Want an example of just how weak California's political and civic culture is? Consider Steve Soboroff.
Soboroff is now in the news for his blustery, nonsensical defense of the just-deposed Los Angeles Dogers owner Frank McCourt, whose ouster by Major League Baseball has been almost universally welcomed in Southern California after reports that McCourt looted the team of $100 million for the personal expenses of himself and his now former wife. Soboroff accepted the job of Dodger vice chairman a day before baseball commissioner Bud Selig seized the team.

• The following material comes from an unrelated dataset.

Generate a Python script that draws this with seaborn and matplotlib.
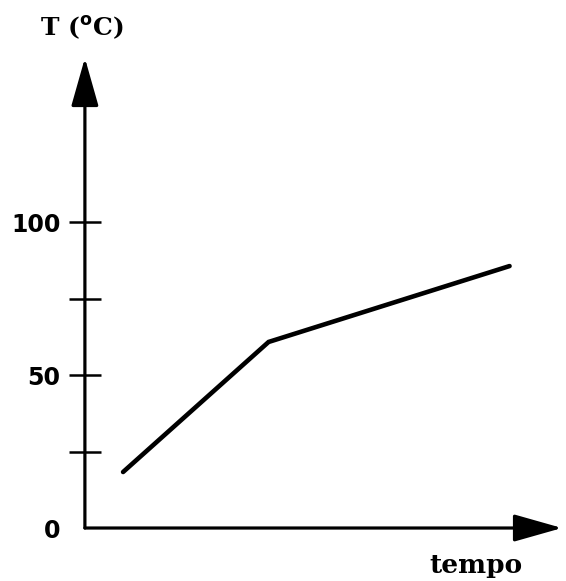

How's that for comic timing?
What's extraordinary about Soboroff's politically brain-dead defense of McCourt is this: Soboroff might have been the mayor of Los Angeles a decade ago. He ran for the office in 2001 with the support of then-Mayor Richard Riordan and many leading citizens, including its business community. Soboroff attracted such backing even though he was a little-known developer of strip malls who from the beginning showed little in the way of political skills.
Soboroff's story thus tells you a lot about what's wrong with Los Angeles politics, and to some extent, California. There's so little political competition and culture that someone as clueless and as thoroughly unsuited for public life as Soboroff can become a name, and a candidate. And if you think Soboroff was a fluke, you might take notice of someone or something named Austin Beutner, a business type who just arrived on the political scene and is already being touted as the next mayor of LA.
Before Northern Californians claim this is some kind of Southern California disease, let me remind you of two words: Meg Whitman.